Our research is devoted to the following main topics: 1) Understanding the role of Notch signaling in the regulation of T cell homeostasis and differentiation, particularly in the setting of allogeneic T cell responses; 2) investigating the homeostasis of blood-forming stem cells in situations of hematopoietic stress and the role of epigenetic regulation in their regulation.
In a first project, we are interested in the regulation of mature T cell homeostasis and differentiation by Notch signaling. Using several genetic models of Notch inactivation, we are investigating the molecular and cellular mechanisms underlying the activity of Notch signaling in allogeneic T cell responses (T cell responses against foreign tissue antigens). Our findings indicate that Notch behaves as a novel and potent master regulator of T cell function in several mouse models of graft-versus-host disease. We are currently investigating the molecular mechanisms of this effect and exploring its potential therapeutic applications.
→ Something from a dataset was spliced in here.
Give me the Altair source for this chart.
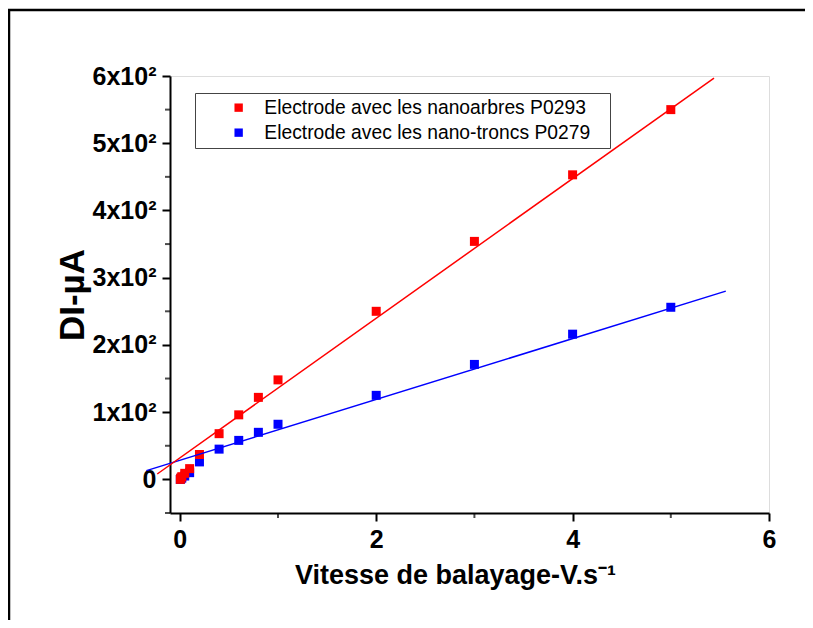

In a second project, the Maillard laboratory is investigating the role of menin, a protein encoded by the Men1 tumor suppressor gene, in the regulation of hematopoietic stem cell homeostasis. Menin is a nuclear protein that functions as a cofactor for the Mixed Lineage Leukemia (Mll) gene product, a mammalian homologue of Drosophila Trithorax proteins that acts as a Histone 3 Lysine 4 (H3K4) methyltransferase in the epigenetic regulation of transcription. We have recently shown that menin is largely dispensable to support hematopoiesis in steady-state conditions, but becomes absolutely essential for hematopoietic stem cell function in situations of hematopoietic stress, such as after bone marrow transplantation. We are currently looking at the effect of menin loss on cell cycle regulation, survival and differentiation in hematopoietic stem cells. We are also investigating the interaction of other histone methyltransferases with menin and MLL. Finally, in collaboration with Dr. Catherine Keegan (Pediatrics), we are exploring the function of the "shelterin" complex in blood-forming stem cells.